Sans rien changer à votre agrandisseur (hauteur, ouverture de l'objectif, filtrage si vous utilisez du papier à contraste variable, etc.),
remplacez le film vierge utilisé dans la première partie par un négatif Zone VIII. Replacez une feuille vierge du papier utilisé dans le margeur et couvrez-en la moitié d'un carton opaque. Cette fois ne déplacez pas le carton pendant l'exposition. Ne modifiez pas la minuterie.
Exposez le même nombre de fois 3 secondes que celui qui a produit le noir maximum à travers le film non exposé
(exposer 5 fois 3 secondes n'est pas l'équivalent d'une exposition de 15 secondes).
Résultats:
Si, après développement, la moitié de papier exposée montre plus qu'une trace de tonalité
(comparez avec le blanc du papier de la partie masquée), c'est que le négatif est trop transparent.
Développez une deuxième portion de film (ou un deuxième planfilm) pendant une durée 25% supérieure et réessayez.
Si, après développement, la moitié de papier exposée ne montre pratiquement aucune trace de tonalité
(très peu ou pas de différence avec le blanc du papier de la partie masquée), c'est que le négatif est trop dense.
Développez une deuxième portion de film (ou un deuxième planfilm) pendant une durée 25% inférieure et réessayez.
Réessayez une troisième fois à moins que votre deuxième essai ne soit le bon ou suffisamment proche pour que vous puissiez extrapoler le résultat. Fixez et lavez le tirage normalement puis séchez le avant de revérifier le résultat.
Il vous reste une quatrième bande de négatifs pour affiner le test si nécessaire.

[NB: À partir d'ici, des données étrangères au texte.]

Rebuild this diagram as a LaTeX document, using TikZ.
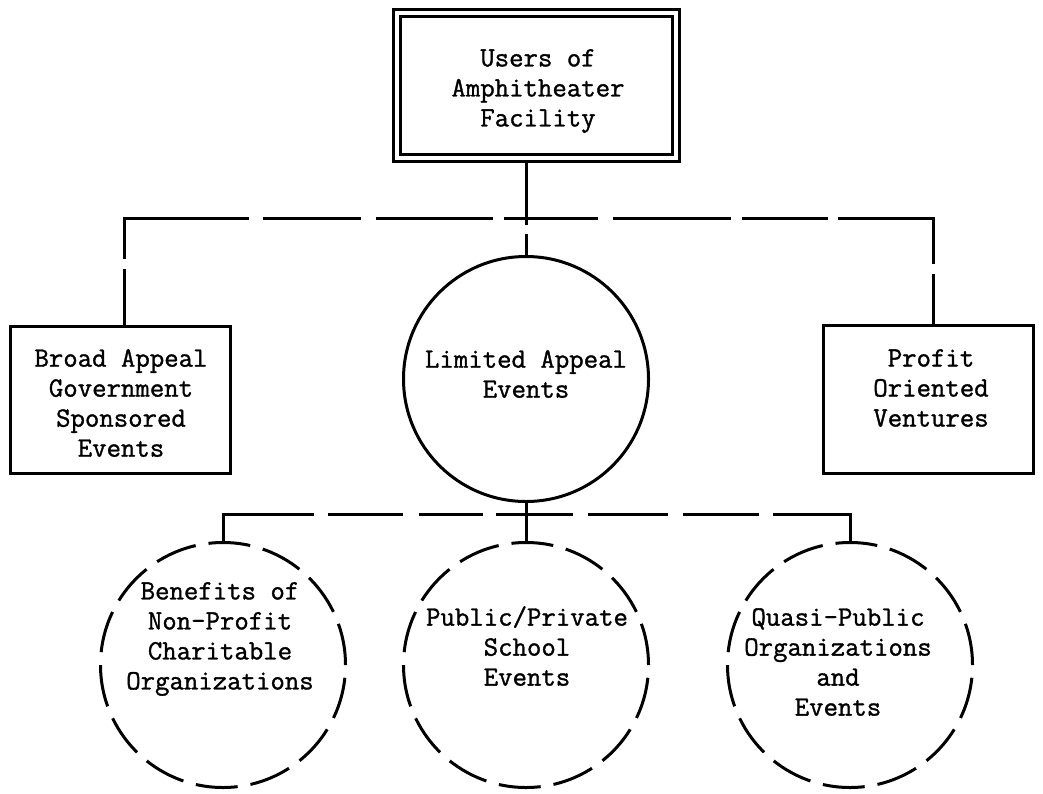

Il n'est pas très important de savoir quelle tonalité exacte sur le papier correspond pour vous à une Zone VIII pour autant quelle soit proche du blanc du support mais cependant nettement distincte de lui. Il suffira, lors de vos prévisualisations d'associer votre Zone VIII à ce rendu sur le papier.
Maintenant vous possédez un négatif optimum. Votre négatif a reçu la juste exposition ainsi que le développement approprié pour:
Représenter les valeurs en-dessous de la Zone I par le noir maximum du papier utilisé.
Représenter les valeurs visualisées en Zone I par un gris Zone I sur le tirage
Représenter les valeurs visualisées en Zone VIII par un gris Zone VIII sur le tirage
Les valeurs intermédiaires s'imprimeront à leur juste valeur de gris.
A partir de maintenant vous maîtrisez une technique d'exposition et de développement supérieure à tous les boniments des fabricants et des revendeurs de matériel.
Vous possédez un standard qui vous permet de maîtriser prise de vue et développement des films. Si vous changez de posemètre ou de thermomètre, comparez les résultats de mesure avec ceux utilisés lors du test et calibrez-les en conséquence.
Si vous changez de film ou de révélateur vous devez refaire les tests de sensibilité et de développement.
Développement N + et N -
Les tests de développement N + et N - sont basés sur le même principe que celui pour le développement normal.
Utilisez exactement la même procédure mais si vous voulez trouver le temps de développement pour:
N+1, exposez votre test pour une Zone VII (ouvrez de 2 valeurs par rapport à la mesure donnée par le posemètre)
et développez pour obtenir une Zone VIII
N-1, exposez votre test pour une Zone IX (ouvrez de 4 valeurs par rapport à la mesure donnée par le posemètre)
et développez pour obtenir une Zone VIII
Dans les deux cas, utilisez le temps de développement normal comme base et selon les cas, commencez par augmenter
ou diminuer ce temps de base de 25%.